On Tuesday, 4 September 2018 at 01:36:53 UTC, Mike Parker wrote:
On Monday, 3 September 2018 at 18:26:57 UTC, Chris wrote:


I think this sort of misunderstanding is the source of a lot of friction on this forum. Some users think (or in my case: thought) that D will be a sound and stable language one day, a language they can use for loads of stuff, while the leadership prefers to keep it at a stage where they can test ideas to see what works and what doesn't, wait let me rephrase this, where the user can test other people's ideas with every new release.


First of all, thanks a lot for your answer. I appreciate it. I have to know where I'm standing in order to be able to plan ahead. I don't think this is unreasonable.

D is not a petri dish for testing ideas. It's not an experiment. It's a serious language. Walter, Andrei, and everyone involved in maintaining and developing it want to see it succeed. They aren't just treading water, wasting everyone's time. And I know you keep hearing this, but I'll say it anyway: most of the development is based on volunteer work, and trying to get volunteers to do anything they don't want to do is like asking them to voluntarily have their teeth pulled when they don't need to.

I have no doubt at all that Walter, Andrei et al are a 100% serious about D, as in "a professional tool" and I do not question their expertise and experience. However, for a bit more than a year I've been under the impression that scarce resources are spent on features and details that are not critical to production when you use D, while more basic things that are sometimes not related to D as such are put on the long finger.

Walter has said that people come to him and ask what they should work on. He provides them with a list of priority tasks. Then they go off and work on something else. That's the nature of unsponsored open-source development and has been the biggest challenge for D for years.

I can imagine that. This is why volunteers are not the way to go when it comes to core development and the ecosystem. This is why foundations with a lot of funding and IT companies spend a lot of resources on these two aspects.

I have high hopes that some of this can be turned around by raising more money and I have long-term plans to try and facilitate that over the coming months. With more money, we can get people to work on targeted tasks even when they have no vested interest in it. We can pull in full-time coders, maybe get someone to oversee PR reviews so they don't stay open so long, fund development of broader ecosystem projects.

There isn't anyone involved in the core D development who isn't aware of the broader issues in the community or the ecosystem, and they are working to bring improvements. I have been around this community since 2003. From my perspective, it has been one continuous march of progress. Sometimes slow, sometimes fast, but always moving, always getting better. And right now there are more people involved than ever in moving it forward.

Unfortunately, there are also more demands on more fronts than ever. There are longtime users who become increasingly frustrated when the issues that matter to them still aren't resolved, newcomers who have no context of all the progress that has been made and instead hold D in comparison to Rust, Go, and other languages that have stronger backing and more manpower. That's perfectly legitimate.

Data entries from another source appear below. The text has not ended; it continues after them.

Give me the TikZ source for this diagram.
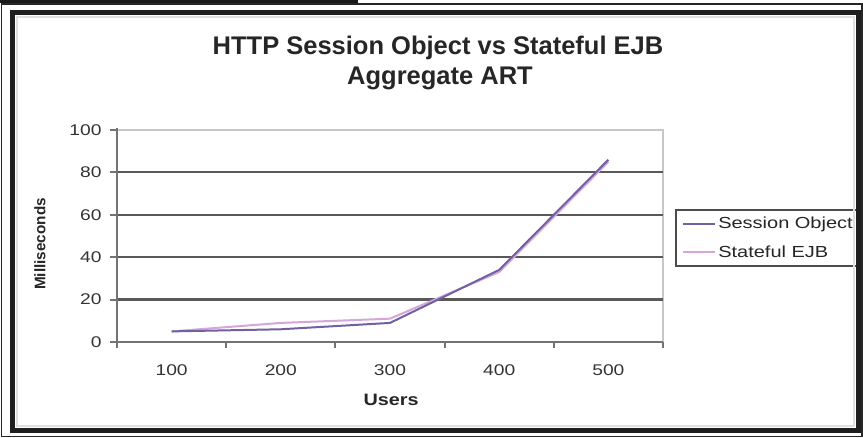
\documentclass[tikz,border=0pt]{standalone}
\usepackage{fontspec}
\setmainfont{Liberation Sans}
\definecolor{sessioncol}{RGB}{112,98,162}
\definecolor{statefulcol}{RGB}{214,166,218}
\begin{document}
\begin{tikzpicture}[x=1pt,y=-1pt]
		\tikzstyle{grid}=[black!65,line width=2.2pt]
		\tikzstyle{lightgrid}=[black!22,line width=1.6pt]
		\tikzstyle{axis}=[black!55,line width=2pt]
		\tikzstyle{ticklbl}=[font=\fontsize{15.5}{18}\selectfont,xscale=1.24,text=black!80,inner sep=0pt]
		\tikzstyle{title}=[font=\fontsize{25.5}{30}\selectfont\bfseries,text=black!85,inner sep=0pt,anchor=base]
		\tikzstyle{session}=[sessioncol,line width=2pt,line join=round]
		\tikzstyle{stateful}=[statefulcol,line width=2pt,line join=round]
		\useasboundingbox (0,0) rectangle (863,438);
		\fill[white] (0,0) rectangle (863,438);
		% title
		\node[title](t1)at(438,55){HTTP Session Object vs Stateful EJB};
		\node[title](t2)at(440,85){Aggregate ART};
		% plot area
		\begin{scope}[shift={(117,342)},x=109.2pt,y=2.12pt]
		\draw[lightgrid] (0,100) -- (5,100) -- (5,0);
		\draw[grid] (0,20) -- (5,20);
		\draw[grid] (0,40) -- (5,40);
		\draw[grid] (0,60) -- (5,60);
		\draw[grid] (0,80) -- (5,80);
		\draw[axis] (0,101) -- (0,0) -- (5,0);
		\draw[axis] (-0.065,0) -- (0,0);
		\draw[axis] (-0.065,20) -- (0,20);
		\draw[axis] (-0.065,40) -- (0,40);
		\draw[axis] (-0.065,60) -- (0,60);
		\draw[axis] (-0.065,80) -- (0,80);
		\draw[axis] (-0.065,100) -- (0,100);
		\draw[axis] (0,0) -- (0,-3);
		\draw[axis] (1,0) -- (1,-3);
		\draw[axis] (2,0) -- (2,-3);
		\draw[axis] (3,0) -- (3,-3);
		\draw[axis] (4,0) -- (4,-3);
		\draw[axis] (5,0) -- (5,-3);
		% y labels
		\node[ticklbl,anchor=east](y0)at(-0.14,0){0};
		\node[ticklbl,anchor=east](y20)at(-0.14,20){20};
		\node[ticklbl,anchor=east](y40)at(-0.14,40){40};
		\node[ticklbl,anchor=east](y60)at(-0.14,60){60};
		\node[ticklbl,anchor=east](y80)at(-0.14,80){80};
		\node[ticklbl,anchor=east](y100)at(-0.14,100){100};
		% x labels
		\node[ticklbl](x1)at(0.5,-13.2){100};
		\node[ticklbl](x2)at(1.5,-13.2){200};
		\node[ticklbl](x3)at(2.5,-13.2){300};
		\node[ticklbl](x4)at(3.5,-13.2){400};
		\node[ticklbl](x5)at(4.5,-13.2){500};
		\node[font=\fontsize{16.5}{18}\selectfont\bfseries,xscale=1.2,text=black!85](users)at(2.51,-27.4){Users};
		\node[font=\fontsize{15.3}{18}\selectfont\bfseries,rotate=90,text=black!85](ms)at(-0.705,46.2){Milliseconds};
		% data
		\coordinate (e1)at(0.5,5);
		\coordinate (e2)at(1.5,9);
		\coordinate (e3)at(2.5,11);
		\coordinate (e4)at(3.5,33);
		\coordinate (e5)at(4.5,85);
		\coordinate (s1)at(0.5,5);
		\coordinate (s2)at(1.5,6);
		\coordinate (s3)at(2.5,9);
		\coordinate (s4)at(3.5,34);
		\coordinate (s5)at(4.5,86);
		\draw[stateful] (e1) -- (e2) -- (e3) -- (e4) -- (e5);
		\draw[session] (s1) -- (s2) -- (s3) -- (s4) -- (s5);
		\end{scope}
		% legend
		\draw[black!70,line width=1.5pt] (676,210) rectangle (858,266);
		\coordinate (l1a)at(683,224);
		\coordinate (l1b)at(715,224);
		\coordinate (l2a)at(683,252);
		\coordinate (l2b)at(715,252);
		\draw[session] (l1a) -- (l1b);
		\draw[stateful] (l2a) -- (l2b);
		\node[font=\fontsize{16}{18}\selectfont,xscale=1.25,anchor=west,inner sep=0pt,text=black!85](leg1)at(718,224){Session Object};
		\node[font=\fontsize{16}{18}\selectfont,xscale=1.25,anchor=west,inner sep=0pt,text=black!85](leg2)at(718,252){Stateful EJB};
		% frame
		\draw[black!12,line width=2pt] (17,17) rectangle (854,426);
		\draw[black!88,line width=5pt] (12.5,12.5) rectangle (858.5,430.5);
		\draw[black!85,line width=1.5pt] (1.5,4) rectangle (862,436.5);
		\fill[black!90] (0,0) rectangle (358,3);
\end{tikzpicture}
\end{document}
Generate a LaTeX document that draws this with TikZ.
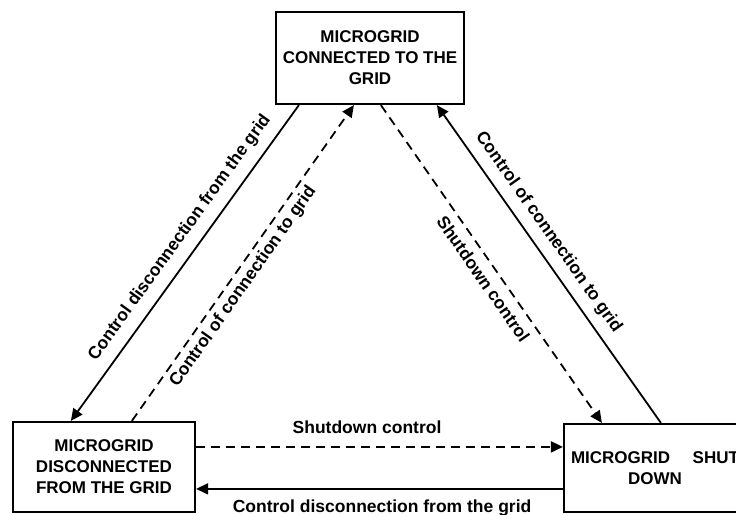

Which is what I've been talking about in this thread. D is too old to live with its parents :) Too many people already use it in production or are interested in it. There are a) longtime users who still have to put up with OSS style hacks and are growing tired of it (after years of putting in a lot of effort). There are b) new users who are put off by the lack of a smooth ecosystem. And both groups are told that "that's the way we do things around here".

And of course, low manpower and funding aren't the complete picture. Management also play a role. Both Walter and Andrei have freely admitted they are not managers and that they're learning as they go. Mistakes have been made. In hindsight, some decisions should have gone a different way. But that is not the same as not caring, or not understanding/

Exactly. As I said in an earlier message, it's not just the money (or the lack thereof), it's the approach. In my opinion Both Walter and Andrei should hire a manager who is not involved in the core development. If you're involved in the core development you cannot be managing things at the same time and "learn as you go along". That's a recipe for disaster. It's not a good idea to mix management and development because they are two completely different things, and you might end up not being good at any of them.

A manager could lay down a practical road map based on what users need _most_, secure funding and direct the funding towards the most urgent issues. Everyone should do what they're good at, only in this way you can get optimal results.

So please, don't attribute any disingenuous motives to any of the core team members. They all want D to succeed. Identifying core problems and discussing ways to solve them is a more productive way to spend our bandwidth.

Never would I attribute "disingenuous motives" to the members of the core team. But sometimes perceptions are different and one might not see the wood for trees so it's good to get input from the outside now and again. The reason I got a bit sarcastic or polemical at times is that I didn't get a real answer (until now), especially at a moment when I'm reassessing my programming options for the future. And I don't seem to be the only one either who asks himself "to D or not to D?". Other (new) languages now have many features that made me pick up D in the first place, and they offer a smoother and more comprehensive experience on top of that. I don't think this should be taken lightly by the core team / D Foundation. Don't forget, for various reasons developers are keen on testing new stuff at the moment.

I only posted here to raise awareness of the issues, I could have just left silently as many others have. And yes, I have better things to do than to be on this forum, like testing my future optionst.